Being a Jane

Rachel and her Jane (2010)

I had an encounter yesterday that didn’t evaporate during the night, and that is still sitting in my gut. A woman I know fairly well—my age, with grown children, who thinks of herself as a feminist, a forward-thinking and compassionate woman, and a nurturer—made some remarks that astonished me, and left me reeling a bit. I have a few things to say about it.


First, some background: I’m not a mother. I didn’t give birth to or adopt children. Rosemary, as dear as she is to me, is a cat and not a substitute child. 


However, I am a kind of parent. I am a Jane. There are children in my life, all grown now, who have counted on me, come to me, needed me in mundane and extraordinary circumstances. I changed diapers, read bedtime stories, had adventures, dried tears, watched “Milo and Otis” too many times, rocked babies, cooked meals, righted wrongs, gave advice, helped with homework, enforced rules, endured more school plays than any parent I know, gave first aid, made mistakes, played Go Fish, and cheered from the bleachers at little league games. I didn’t want to be a mother to all those children, because what I was and am is as satisfying and just as necessary. I am Jane, their Jane, the one and only.


Those children—the ones going off to college or raising children of their own or venturing out into the great big world—know the difference between their parents and their Jane.
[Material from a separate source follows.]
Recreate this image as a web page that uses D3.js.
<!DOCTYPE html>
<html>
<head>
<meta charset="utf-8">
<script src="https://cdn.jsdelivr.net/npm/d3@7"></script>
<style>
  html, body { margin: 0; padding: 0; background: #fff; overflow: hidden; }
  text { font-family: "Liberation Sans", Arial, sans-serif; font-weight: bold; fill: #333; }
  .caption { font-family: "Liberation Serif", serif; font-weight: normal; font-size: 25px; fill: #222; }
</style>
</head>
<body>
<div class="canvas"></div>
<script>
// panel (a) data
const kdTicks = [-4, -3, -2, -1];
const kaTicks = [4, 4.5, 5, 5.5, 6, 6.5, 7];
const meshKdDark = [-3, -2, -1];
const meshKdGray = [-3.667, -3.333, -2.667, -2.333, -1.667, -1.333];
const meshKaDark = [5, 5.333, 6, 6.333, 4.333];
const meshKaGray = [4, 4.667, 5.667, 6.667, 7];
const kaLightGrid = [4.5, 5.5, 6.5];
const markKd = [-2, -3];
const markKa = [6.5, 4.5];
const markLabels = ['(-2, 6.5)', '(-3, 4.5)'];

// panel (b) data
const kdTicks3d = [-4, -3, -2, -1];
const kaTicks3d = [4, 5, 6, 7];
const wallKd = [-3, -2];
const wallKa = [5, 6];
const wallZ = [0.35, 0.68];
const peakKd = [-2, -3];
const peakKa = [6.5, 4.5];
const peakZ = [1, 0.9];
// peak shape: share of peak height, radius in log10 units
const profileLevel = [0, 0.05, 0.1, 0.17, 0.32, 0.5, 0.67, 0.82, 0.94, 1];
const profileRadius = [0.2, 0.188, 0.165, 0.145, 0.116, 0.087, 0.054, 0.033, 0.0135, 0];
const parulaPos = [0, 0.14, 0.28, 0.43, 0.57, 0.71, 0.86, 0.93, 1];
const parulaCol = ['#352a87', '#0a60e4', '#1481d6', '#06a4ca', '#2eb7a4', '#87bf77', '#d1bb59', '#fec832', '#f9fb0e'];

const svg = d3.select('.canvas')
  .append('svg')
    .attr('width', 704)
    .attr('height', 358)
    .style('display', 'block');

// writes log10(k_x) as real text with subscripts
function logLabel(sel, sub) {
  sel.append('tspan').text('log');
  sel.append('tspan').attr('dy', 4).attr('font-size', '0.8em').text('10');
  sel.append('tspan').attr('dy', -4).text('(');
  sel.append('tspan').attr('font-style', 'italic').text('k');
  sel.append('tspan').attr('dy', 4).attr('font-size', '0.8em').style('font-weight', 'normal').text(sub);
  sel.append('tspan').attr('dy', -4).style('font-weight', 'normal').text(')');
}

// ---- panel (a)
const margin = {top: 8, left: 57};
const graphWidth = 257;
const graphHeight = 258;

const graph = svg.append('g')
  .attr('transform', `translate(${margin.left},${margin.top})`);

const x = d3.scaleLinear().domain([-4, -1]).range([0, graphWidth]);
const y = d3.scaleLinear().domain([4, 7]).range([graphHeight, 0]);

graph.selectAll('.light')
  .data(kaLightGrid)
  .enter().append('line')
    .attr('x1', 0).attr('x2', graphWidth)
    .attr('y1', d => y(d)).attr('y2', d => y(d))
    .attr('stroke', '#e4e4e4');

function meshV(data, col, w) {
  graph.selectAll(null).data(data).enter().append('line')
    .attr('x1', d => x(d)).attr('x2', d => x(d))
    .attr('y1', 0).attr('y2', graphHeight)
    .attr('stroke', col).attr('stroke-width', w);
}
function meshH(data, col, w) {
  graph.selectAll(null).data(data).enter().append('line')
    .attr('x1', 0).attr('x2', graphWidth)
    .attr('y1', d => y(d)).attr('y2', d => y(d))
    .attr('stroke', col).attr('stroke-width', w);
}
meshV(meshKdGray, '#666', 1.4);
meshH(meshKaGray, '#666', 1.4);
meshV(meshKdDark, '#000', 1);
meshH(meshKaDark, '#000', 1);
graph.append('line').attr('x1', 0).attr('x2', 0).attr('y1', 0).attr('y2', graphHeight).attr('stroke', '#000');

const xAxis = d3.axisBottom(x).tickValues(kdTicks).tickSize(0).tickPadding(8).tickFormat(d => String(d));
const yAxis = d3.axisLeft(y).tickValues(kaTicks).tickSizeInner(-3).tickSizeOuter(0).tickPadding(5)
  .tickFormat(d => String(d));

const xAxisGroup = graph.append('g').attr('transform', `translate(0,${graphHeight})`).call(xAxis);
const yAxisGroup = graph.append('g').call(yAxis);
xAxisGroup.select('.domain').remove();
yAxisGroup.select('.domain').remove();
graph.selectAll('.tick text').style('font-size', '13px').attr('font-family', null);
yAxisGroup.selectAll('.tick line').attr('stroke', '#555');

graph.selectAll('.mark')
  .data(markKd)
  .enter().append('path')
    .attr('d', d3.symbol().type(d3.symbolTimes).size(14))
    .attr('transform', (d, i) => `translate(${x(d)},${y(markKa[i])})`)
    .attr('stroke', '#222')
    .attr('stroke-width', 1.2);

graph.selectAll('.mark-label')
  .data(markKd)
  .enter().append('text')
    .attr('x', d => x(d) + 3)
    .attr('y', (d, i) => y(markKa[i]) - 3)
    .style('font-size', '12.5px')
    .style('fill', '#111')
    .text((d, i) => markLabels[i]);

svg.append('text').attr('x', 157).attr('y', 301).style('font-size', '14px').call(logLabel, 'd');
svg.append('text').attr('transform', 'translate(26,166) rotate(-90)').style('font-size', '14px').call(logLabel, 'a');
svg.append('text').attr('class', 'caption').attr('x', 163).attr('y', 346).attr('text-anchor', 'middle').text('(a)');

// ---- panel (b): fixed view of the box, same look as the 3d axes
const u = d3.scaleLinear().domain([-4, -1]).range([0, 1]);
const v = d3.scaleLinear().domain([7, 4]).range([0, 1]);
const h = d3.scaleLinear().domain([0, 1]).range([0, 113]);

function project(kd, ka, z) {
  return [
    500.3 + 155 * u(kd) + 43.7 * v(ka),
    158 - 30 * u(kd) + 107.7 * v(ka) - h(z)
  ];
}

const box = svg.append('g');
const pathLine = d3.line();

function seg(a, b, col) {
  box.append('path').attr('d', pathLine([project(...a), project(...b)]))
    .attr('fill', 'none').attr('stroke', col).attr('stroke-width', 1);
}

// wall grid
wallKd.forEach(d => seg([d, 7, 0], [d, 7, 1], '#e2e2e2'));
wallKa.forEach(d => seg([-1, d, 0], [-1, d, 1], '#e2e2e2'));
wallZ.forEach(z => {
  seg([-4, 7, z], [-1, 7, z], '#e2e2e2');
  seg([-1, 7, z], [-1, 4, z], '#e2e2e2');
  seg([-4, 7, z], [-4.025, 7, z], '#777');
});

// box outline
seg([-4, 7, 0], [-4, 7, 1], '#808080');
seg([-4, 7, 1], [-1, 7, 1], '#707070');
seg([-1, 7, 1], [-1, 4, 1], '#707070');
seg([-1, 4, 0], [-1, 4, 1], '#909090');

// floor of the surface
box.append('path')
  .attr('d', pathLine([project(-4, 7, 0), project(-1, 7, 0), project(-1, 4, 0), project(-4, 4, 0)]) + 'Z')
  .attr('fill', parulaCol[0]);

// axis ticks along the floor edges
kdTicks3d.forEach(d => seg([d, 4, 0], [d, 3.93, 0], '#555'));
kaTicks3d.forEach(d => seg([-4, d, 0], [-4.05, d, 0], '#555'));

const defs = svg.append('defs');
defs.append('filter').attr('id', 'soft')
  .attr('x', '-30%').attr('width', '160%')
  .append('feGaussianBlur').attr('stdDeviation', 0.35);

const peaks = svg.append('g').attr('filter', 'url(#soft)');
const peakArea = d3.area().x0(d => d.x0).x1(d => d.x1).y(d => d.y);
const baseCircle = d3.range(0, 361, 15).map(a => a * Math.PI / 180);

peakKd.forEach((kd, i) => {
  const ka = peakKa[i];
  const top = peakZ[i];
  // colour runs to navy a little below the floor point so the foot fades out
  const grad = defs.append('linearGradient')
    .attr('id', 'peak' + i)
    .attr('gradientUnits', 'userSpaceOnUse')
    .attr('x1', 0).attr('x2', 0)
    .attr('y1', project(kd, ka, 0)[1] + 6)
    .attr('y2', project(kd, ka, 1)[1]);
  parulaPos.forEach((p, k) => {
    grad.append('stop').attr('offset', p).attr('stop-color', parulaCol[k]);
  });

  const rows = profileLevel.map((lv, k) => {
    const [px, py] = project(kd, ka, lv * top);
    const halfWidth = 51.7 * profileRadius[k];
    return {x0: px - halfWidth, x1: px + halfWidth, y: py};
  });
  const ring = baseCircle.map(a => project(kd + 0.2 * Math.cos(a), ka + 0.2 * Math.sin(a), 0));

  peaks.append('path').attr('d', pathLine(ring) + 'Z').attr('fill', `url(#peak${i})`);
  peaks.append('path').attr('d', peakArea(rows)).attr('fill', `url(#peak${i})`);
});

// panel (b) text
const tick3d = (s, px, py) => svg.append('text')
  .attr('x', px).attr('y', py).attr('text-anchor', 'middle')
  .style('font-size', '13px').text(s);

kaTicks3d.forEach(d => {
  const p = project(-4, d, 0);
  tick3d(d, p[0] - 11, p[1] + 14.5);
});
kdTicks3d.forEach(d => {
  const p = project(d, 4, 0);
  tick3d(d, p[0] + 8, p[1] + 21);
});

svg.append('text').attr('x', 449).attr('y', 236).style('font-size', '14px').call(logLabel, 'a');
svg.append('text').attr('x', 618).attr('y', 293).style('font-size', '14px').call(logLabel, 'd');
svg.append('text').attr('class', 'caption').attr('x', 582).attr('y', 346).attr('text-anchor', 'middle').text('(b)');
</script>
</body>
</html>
The parents—their actual mothers and fathers—have for the most part fostered my relationships with their children. There are benefits to them, too. And being a Jane, like being a mother, is a real job.


So back to the conversation: I was explaining to the woman I know fairly well that I’m going to spend part of Labor Day weekend taking Rachel to college in Maine. I’m one of her parents, I said, and I have the same responsibility to her as you do to your children. Her voice grew so chilly that I’m surprised the phone receiver didn’t ice over. It’s not at all the same as it is for me and my children. Not at all. It’s not as important. 
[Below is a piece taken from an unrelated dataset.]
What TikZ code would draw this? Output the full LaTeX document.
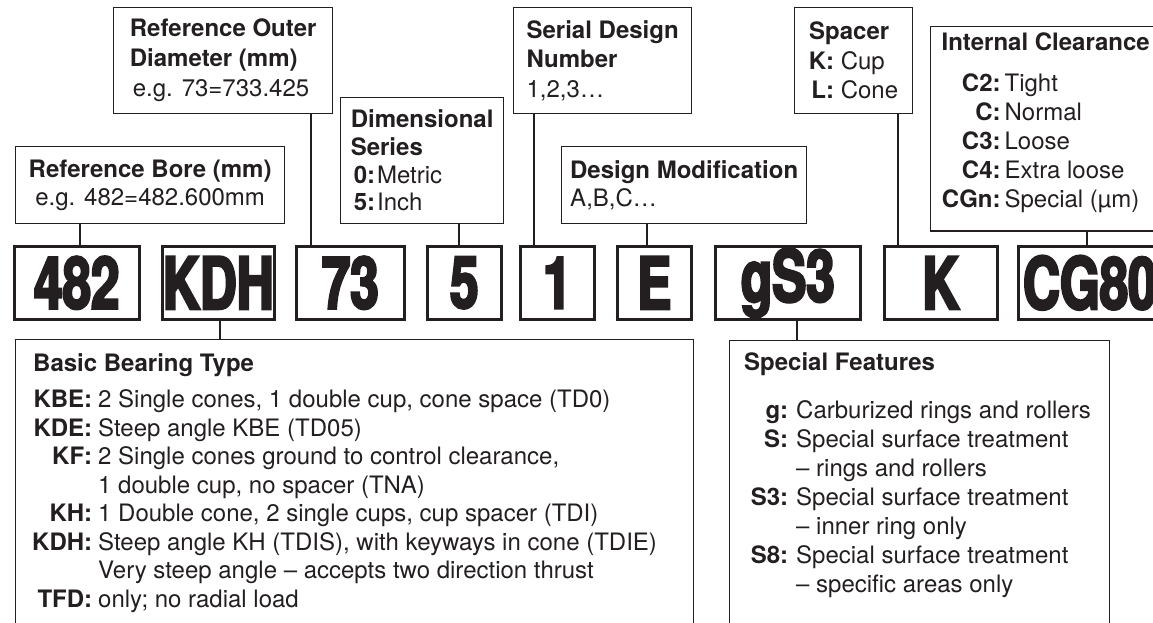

Where did that come from? I know that she is proud of the children that she and her husband raised, and that she loves them deeply, and that they have grown up well because of that. Somehow I threatened her, and so she tried to obliterate the truth of what I was saying. I began to get angry, really angry. But in a split second I decided to hold tight to what I know—that there is more than one kind of parent—so I waited. She flailed. I don’t know the history of your relationship with Judy’s children, she said.


No, Woman I Know Fairly Well, you don’t, and it’s too bad.


Obviously, her children never had a Jane of their own, poor things. There must have been no room for one, no room for someone else to love them, befriend them, or take care of them. They missed out on the fortune of having an extra parent, the awesomeness of having a Jane.

What does this have to do with knitting? I don’t know, but I’m going to knit while I ponder.